From Diary of the American Revolution, Vol II.  Compiled by Frank Moore and published in 1859.

January 24.—Daniel Coxe, upstart, and private secretary to their high mightiness theCommissioners, for restoring peace to the colonies and plantations in North America, and for granting pardons to such of his Majesty’s subjects now in rebellion, as shall deserve the royal mercy, &c.,” has been circulating small bits of paper, with the following printed thereon, in Hugh Gaine’s best style:—”Notice is hereby given, that any rebel desirous of benefiting by the Commissioners’ proclamation,1 is, on his arrival at the first place under the King’s government, to surrender himself to the nearest civil or military officer, and declare to him his intentions. He is then, without loss of time, to repair to the next military post on the road to New York, and to give a like notice of his wish to renounce rebellion, and sue for the King’s grace.

“The officer commanding is hereby authorized and required to give a certificate of such surrender, and a pass to the person to proceed to New York, specifying a reasonable time for that purpose, and the route he is to follow.

“On his arrival at New York, he is to present the pass to the commandant, and make an application to the Secretary of the Commissioners, that, if he falls under the description of persons entitled to the benefits of the proclamation, he may be admitted to take the oaths, and receive his pardon in form.”

This generous notice to such of the loyal Americans who have either too much laziness or cowardice to attempt to enter the British lines, we are afraid will not, even at this favorable period, excite them to activity. Old Dillington, Delancey, or some of those characters, may desire to repose in the bosom of their much-injured king, but Parsons2 keeps too severe a scrutiny over that class of cattle, to admit of their joining in active service against the Americans. We hear of but one person who wishes to take the benefit of the Commissioners’ offer, and that is Old Peggy Warner,3 who wishes to obtain some money she loaned Arnold a short time before he took his late hasty and uncivil leave of West Point.

The stupidity of such productions as the late one of the Commissioners, cannot be estimated.

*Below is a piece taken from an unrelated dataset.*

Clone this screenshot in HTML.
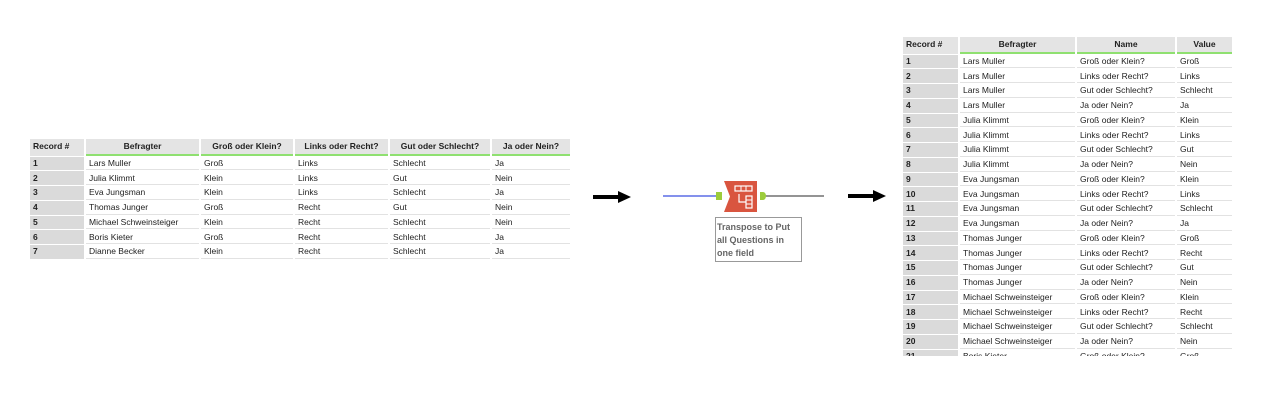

What persons, other than fools, will accept, a pardon, the conditions of which are to be settled after they return to allegiance? Not one! The Americans are not so blear-eyed that they cannot divine the future, and note the consequences of their present actions. On the one hand, the glorious prospect is not far distant of enjoying in peace, in safety, the inestimable blessings of civil and political liberty, secured under the most excellent constitution formed by themselves, and supported with unshaken fortitude, through every hazard, and against every danger. On the other, a base return to the most barbarous of masters, with the dreadful, though certain, expectation of seeing all the effects of British clemency—halters for the most virtuous and brave; chains, whips, and scourges for their remaining brethren, enforced with all the horrors of Tory revenge, sanctified by the exertion of supreme legislation in the Parliament, inflamed by resentment, and rendered familiar by a long series of cruelty, to every idea of inhumanity.4

 

1 This proclamation was published in December, 1780, and offered pardon to certain persons who would return to their allegiance.
2 General Parsons, commanding the Americans in Westchester, New York.
3 See New Jersey Journal, October 25, 1780.
4 Rivington’s Gazette, January 24; New Jersey Gazette, August 22; and Clift’s Diary.